The one potential drawback is that, at present, there is no superyacht specific infrastructure in Albania with superyacht’s being confined to the nations four large commercial ports. However, according to Peacock, there are no fewer than 15 marina projects currently in the pipeline, ranging from small pleasure and fishing vessels up to superyachts, eight of which have been approved, the most relevant of which is the development of Porto Albania on the Kalaja e Turres peninsula.
Porto Albania visualisation
Porto Albania will offer a marina for yachts up to 70m, with around 20-40 berths for yachts over 30m, dedicated yacht maintenance facility, residential complex and retail amenities. Work on the marina started a number of years ago, the commencement of the project certainly highlights that the intention is there to bring an increasingly large number of superyachts to Albania.

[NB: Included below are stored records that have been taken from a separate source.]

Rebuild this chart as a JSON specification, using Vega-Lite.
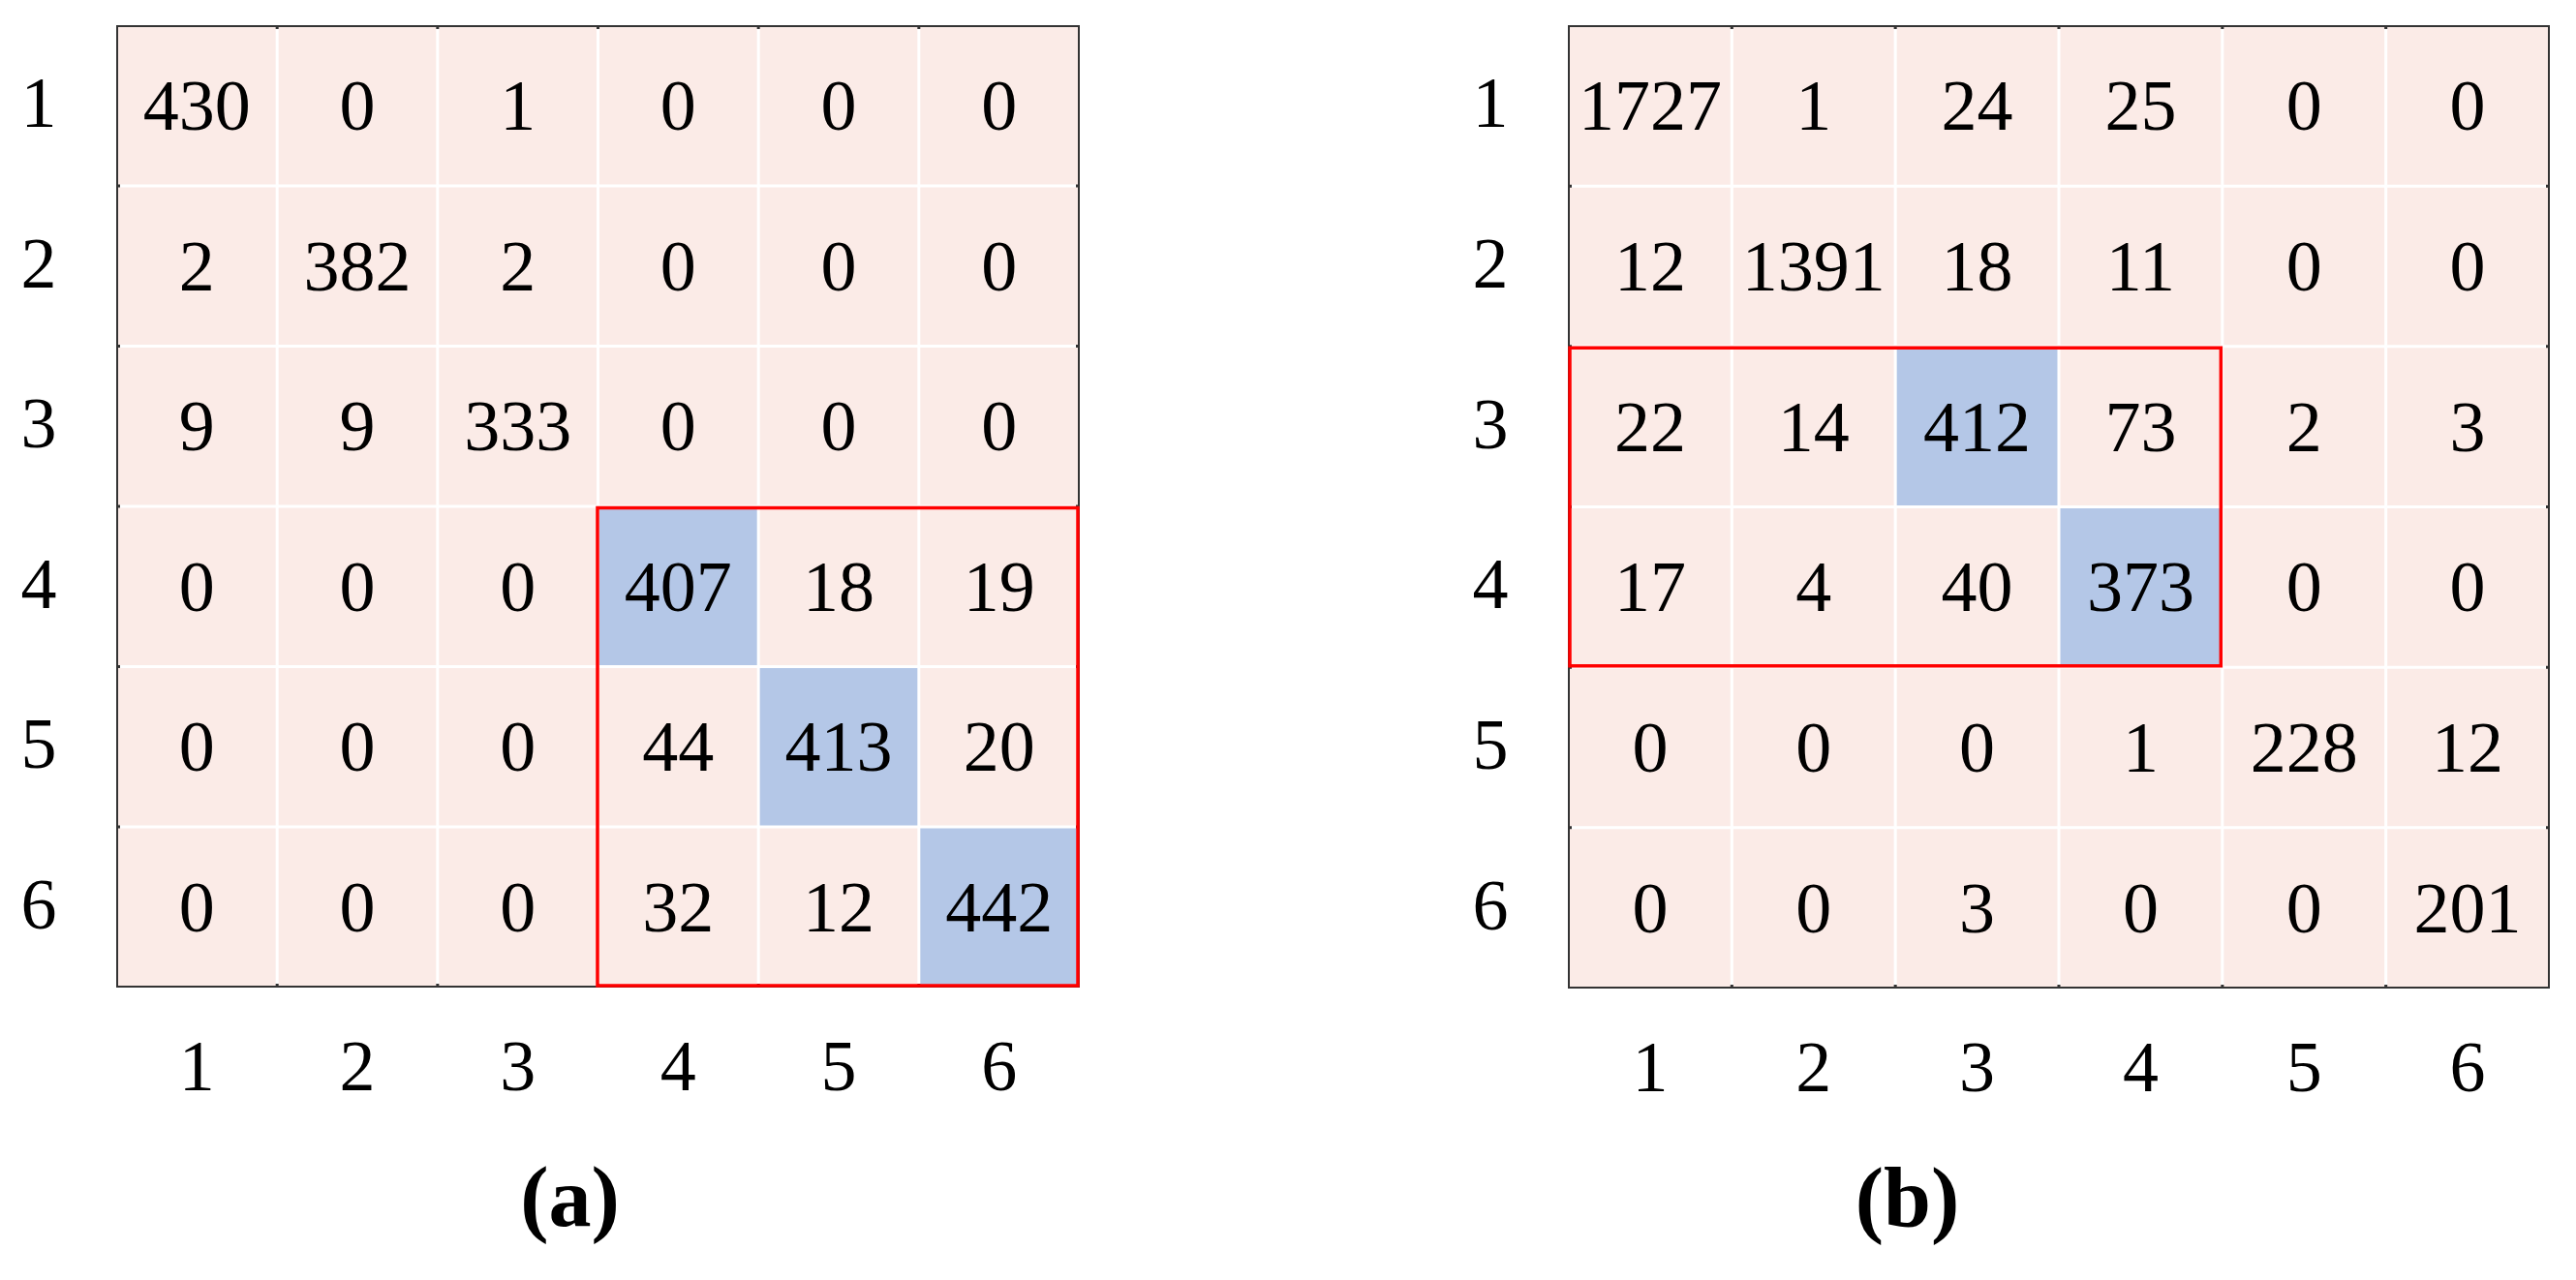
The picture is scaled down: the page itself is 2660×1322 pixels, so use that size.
{
  "$schema": "https://vega.github.io/schema/vega-lite/v6.json",
  "padding": {"left": 19, "top": 26, "right": 0, "bottom": 0},
  "background": "white",
  "spacing": 401,
  "datasets": {
    "cells": [
      {"panel": "a", "r": 1, "c": 1, "v": 430, "hl": "n"},
      {"panel": "a", "r": 1, "c": 2, "v": 0, "hl": "n"},
      {"panel": "a", "r": 1, "c": 3, "v": 1, "hl": "n"},
      {"panel": "a", "r": 1, "c": 4, "v": 0, "hl": "n"},
      {"panel": "a", "r": 1, "c": 5, "v": 0, "hl": "n"},
      {"panel": "a", "r": 1, "c": 6, "v": 0, "hl": "n"},
      {"panel": "a", "r": 2, "c": 1, "v": 2, "hl": "n"},
      {"panel": "a", "r": 2, "c": 2, "v": 382, "hl": "n"},
      {"panel": "a", "r": 2, "c": 3, "v": 2, "hl": "n"},
      {"panel": "a", "r": 2, "c": 4, "v": 0, "hl": "n"},
      {"panel": "a", "r": 2, "c": 5, "v": 0, "hl": "n"},
      {"panel": "a", "r": 2, "c": 6, "v": 0, "hl": "n"},
      {"panel": "a", "r": 3, "c": 1, "v": 9, "hl": "n"},
      {"panel": "a", "r": 3, "c": 2, "v": 9, "hl": "n"},
      {"panel": "a", "r": 3, "c": 3, "v": 333, "hl": "n"},
      {"panel": "a", "r": 3, "c": 4, "v": 0, "hl": "n"},
      {"panel": "a", "r": 3, "c": 5, "v": 0, "hl": "n"},
      {"panel": "a", "r": 3, "c": 6, "v": 0, "hl": "n"},
      {"panel": "a", "r": 4, "c": 1, "v": 0, "hl": "n"},
      {"panel": "a", "r": 4, "c": 2, "v": 0, "hl": "n"},
      {"panel": "a", "r": 4, "c": 3, "v": 0, "hl": "n"},
      {"panel": "a", "r": 4, "c": 4, "v": 407, "hl": "y"},
      {"panel": "a", "r": 4, "c": 5, "v": 18, "hl": "n"},
      {"panel": "a", "r": 4, "c": 6, "v": 19, "hl": "n"},
      {"panel": "a", "r": 5, "c": 1, "v": 0, "hl": "n"},
      {"panel": "a", "r": 5, "c": 2, "v": 0, "hl": "n"},
      {"panel": "a", "r": 5, "c": 3, "v": 0, "hl": "n"},
      {"panel": "a", "r": 5, "c": 4, "v": 44, "hl": "n"},
      {"panel": "a", "r": 5, "c": 5, "v": 413, "hl": "y"},
      {"panel": "a", "r": 5, "c": 6, "v": 20, "hl": "n"},
      {"panel": "a", "r": 6, "c": 1, "v": 0, "hl": "n"},
      {"panel": "a", "r": 6, "c": 2, "v": 0, "hl": "n"},
      {"panel": "a", "r": 6, "c": 3, "v": 0, "hl": "n"},
      {"panel": "a", "r": 6, "c": 4, "v": 32, "hl": "n"},
      {"panel": "a", "r": 6, "c": 5, "v": 12, "hl": "n"},
      {"panel": "a", "r": 6, "c": 6, "v": 442, "hl": "y"},
      {"panel": "b", "r": 1, "c": 1, "v": 1727, "hl": "n"},
      {"panel": "b", "r": 1, "c": 2, "v": 1, "hl": "n"},
      {"panel": "b", "r": 1, "c": 3, "v": 24, "hl": "n"},
      {"panel": "b", "r": 1, "c": 4, "v": 25, "hl": "n"},
      {"panel": "b", "r": 1, "c": 5, "v": 0, "hl": "n"},
      {"panel": "b", "r": 1, "c": 6, "v": 0, "hl": "n"},
      {"panel": "b", "r": 2, "c": 1, "v": 12, "hl": "n"},
      {"panel": "b", "r": 2, "c": 2, "v": 1391, "hl": "n"},
      {"panel": "b", "r": 2, "c": 3, "v": 18, "hl": "n"},
      {"panel": "b", "r": 2, "c": 4, "v": 11, "hl": "n"},
      {"panel": "b", "r": 2, "c": 5, "v": 0, "hl": "n"},
      {"panel": "b", "r": 2, "c": 6, "v": 0, "hl": "n"},
      {"panel": "b", "r": 3, "c": 1, "v": 22, "hl": "n"},
      {"panel": "b", "r": 3, "c": 2, "v": 14, "hl": "n"},
      {"panel": "b", "r": 3, "c": 3, "v": 412, "hl": "y"},
      {"panel": "b", "r": 3, "c": 4, "v": 73, "hl": "n"},
      {"panel": "b", "r": 3, "c": 5, "v": 2, "hl": "n"},
      {"panel": "b", "r": 3, "c": 6, "v": 3, "hl": "n"},
      {"panel": "b", "r": 4, "c": 1, "v": 17, "hl": "n"},
      {"panel": "b", "r": 4, "c": 2, "v": 4, "hl": "n"},
      {"panel": "b", "r": 4, "c": 3, "v": 40, "hl": "n"},
      {"panel": "b", "r": 4, "c": 4, "v": 373, "hl": "y"},
      {"panel": "b", "r": 4, "c": 5, "v": 0, "hl": "n"},
      {"panel": "b", "r": 4, "c": 6, "v": 0, "hl": "n"},
      {"panel": "b", "r": 5, "c": 1, "v": 0, "hl": "n"},
      {"panel": "b", "r": 5, "c": 2, "v": 0, "hl": "n"},
      {"panel": "b", "r": 5, "c": 3, "v": 0, "hl": "n"},
      {"panel": "b", "r": 5, "c": 4, "v": 1, "hl": "n"},
      {"panel": "b", "r": 5, "c": 5, "v": 228, "hl": "n"},
      {"panel": "b", "r": 5, "c": 6, "v": 12, "hl": "n"},
      {"panel": "b", "r": 6, "c": 1, "v": 0, "hl": "n"},
      {"panel": "b", "r": 6, "c": 2, "v": 0, "hl": "n"},
      {"panel": "b", "r": 6, "c": 3, "v": 3, "hl": "n"},
      {"panel": "b", "r": 6, "c": 4, "v": 0, "hl": "n"},
      {"panel": "b", "r": 6, "c": 5, "v": 0, "hl": "n"},
      {"panel": "b", "r": 6, "c": 6, "v": 201, "hl": "n"}
    ],
    "boxes": [
      {"panel": "a", "c1": 4, "c2": 6, "r1": 4, "r2": 6},
      {"panel": "b", "c1": 1, "c2": 4, "r1": 3, "r2": 4}
    ]
  },
  "config": {
    "view": {"stroke": "#333333", "strokeWidth": 4},
    "font": "Liberation Serif",
    "axis": {
      "labelFont": "Liberation Serif",
      "labelFontSize": 74,
      "labelColor": "black",
      "ticks": false,
      "domain": false,
      "grid": false,
      "labelAngle": 0,
      "titleFont": "Liberation Serif",
      "titleFontSize": 88,
      "titleFontWeight": "bold",
      "titleColor": "black"
    },
    "scale": {"bandPaddingInner": 0.018, "bandPaddingOuter": 0}
  },
  "hconcat": [
    {
      "width": 991,
      "height": 990,
      "layer": [
        {
          "data": {"name": "cells"},
          "transform": [{"filter": "datum.panel === 'a'"}],
          "mark": {"type": "rect"},
          "encoding": {
            "x": {"field": "c", "type": "ordinal", "axis": {"orient": "bottom", "labelPadding": 49, "title": "(a)", "titleX": 466, "titleY": 247, "titleBaseline": "alphabetic", "titleAnchor": "middle", "titleAlign": "center"}},
            "y": {"field": "r", "type": "ordinal", "axis": {"labelPadding": 64, "title": null}},
            "fill": {"field": "hl", "type": "nominal", "scale": {"domain": ["n", "y"], "range": ["#FBEBE7", "#B4C7E7"]}, "legend": null}
          }
        },
        {
          "data": {"name": "cells"},
          "transform": [{"filter": "datum.panel === 'a'"}],
          "mark": {"type": "text", "font": "Liberation Serif", "fontSize": 74, "color": "black", "dy": 3},
          "encoding": {
            "x": {"field": "c", "type": "ordinal"},
            "y": {"field": "r", "type": "ordinal"},
            "text": {"field": "v", "type": "quantitative"}
          }
        },
        {
          "data": {"name": "boxes"},
          "transform": [{"filter": "datum.panel === 'a'"}],
          "mark": {"type": "rect", "fill": null, "fillOpacity": 0, "stroke": "#ff0000", "strokeWidth": 3.5, "xOffset": -2},
          "encoding": {
            "x": {"field": "c1", "type": "ordinal", "bandPosition": 0},
            "x2": {"field": "c2", "bandPosition": 1},
            "y": {"field": "r1", "type": "ordinal", "bandPosition": 0},
            "y2": {"field": "r2", "bandPosition": 1}
          }
        }
      ]
    },
    {
      "width": 1010,
      "height": 991,
      "layer": [
        {
          "data": {"name": "cells"},
          "transform": [{"filter": "datum.panel === 'b'"}],
          "mark": {"type": "rect"},
          "encoding": {
            "x": {"field": "c", "type": "ordinal", "axis": {"orient": "bottom", "labelPadding": 49, "title": "(b)", "titleX": 348, "titleY": 247, "titleBaseline": "alphabetic", "titleAnchor": "middle", "titleAlign": "center"}},
            "y": {"field": "r", "type": "ordinal", "axis": {"labelPadding": 64, "title": null}},
            "fill": {"field": "hl", "type": "nominal", "scale": {"domain": ["n", "y"], "range": ["#FBEBE7", "#B4C7E7"]}, "legend": null}
          }
        },
        {
          "data": {"name": "cells"},
          "transform": [{"filter": "datum.panel === 'b'"}],
          "mark": {"type": "text", "font": "Liberation Serif", "fontSize": 74, "color": "black", "dy": 3},
          "encoding": {
            "x": {"field": "c", "type": "ordinal"},
            "y": {"field": "r", "type": "ordinal"},
            "text": {"field": "v", "type": "quantitative"}
          }
        },
        {
          "data": {"name": "boxes"},
          "transform": [{"filter": "datum.panel === 'b'"}],
          "mark": {"type": "rect", "fill": null, "fillOpacity": 0, "stroke": "#ff0000", "strokeWidth": 3.5},
          "encoding": {
            "x": {"field": "c1", "type": "ordinal", "bandPosition": 0},
            "x2": {"field": "c2", "bandPosition": 1},
            "y": {"field": "r1", "type": "ordinal", "bandPosition": 0},
            "y2": {"field": "r2", "bandPosition": 1}
          }
        }
      ]
    }
  ]
}
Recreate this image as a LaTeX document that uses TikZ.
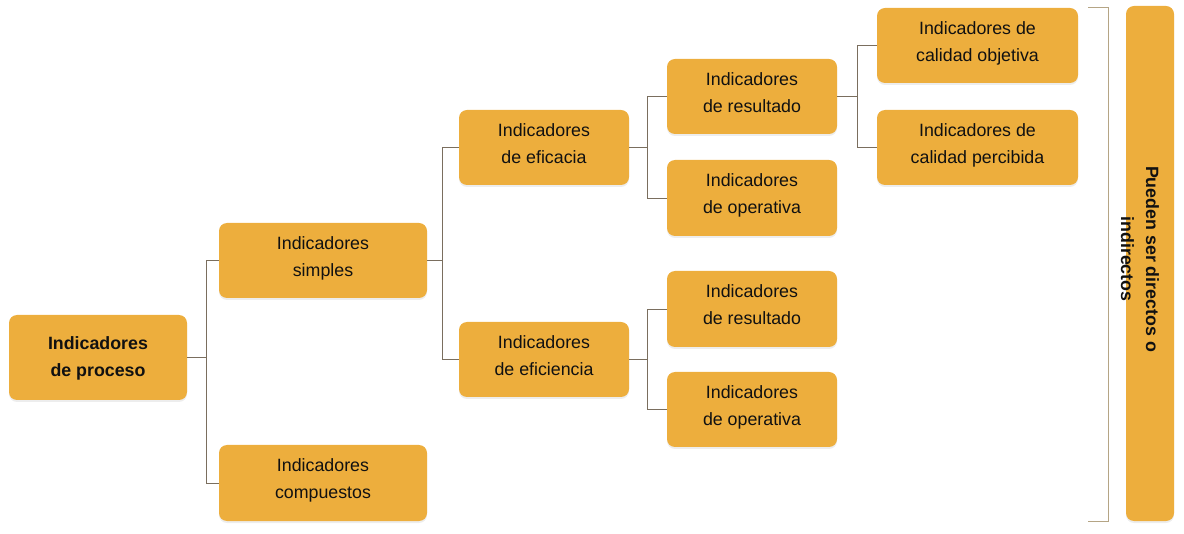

“I am very excited to be joining Acquera Yachting at the start of a new decade. The impressive acquisition of Evolution Yacht Agents and G&K Yachting, the resulting noise that’s being made in the industry, and Stefano’s vision were the catalysts in my decision to join the family. I see Acquera Yachting as the agency of the future. Although I am sad to be leaving the lifelong friendships that have been formed in my previous workplace, I also have the most tremendous drive to grow and work in a company that is committed to changing the face of the agency sector,” concludes Peacock.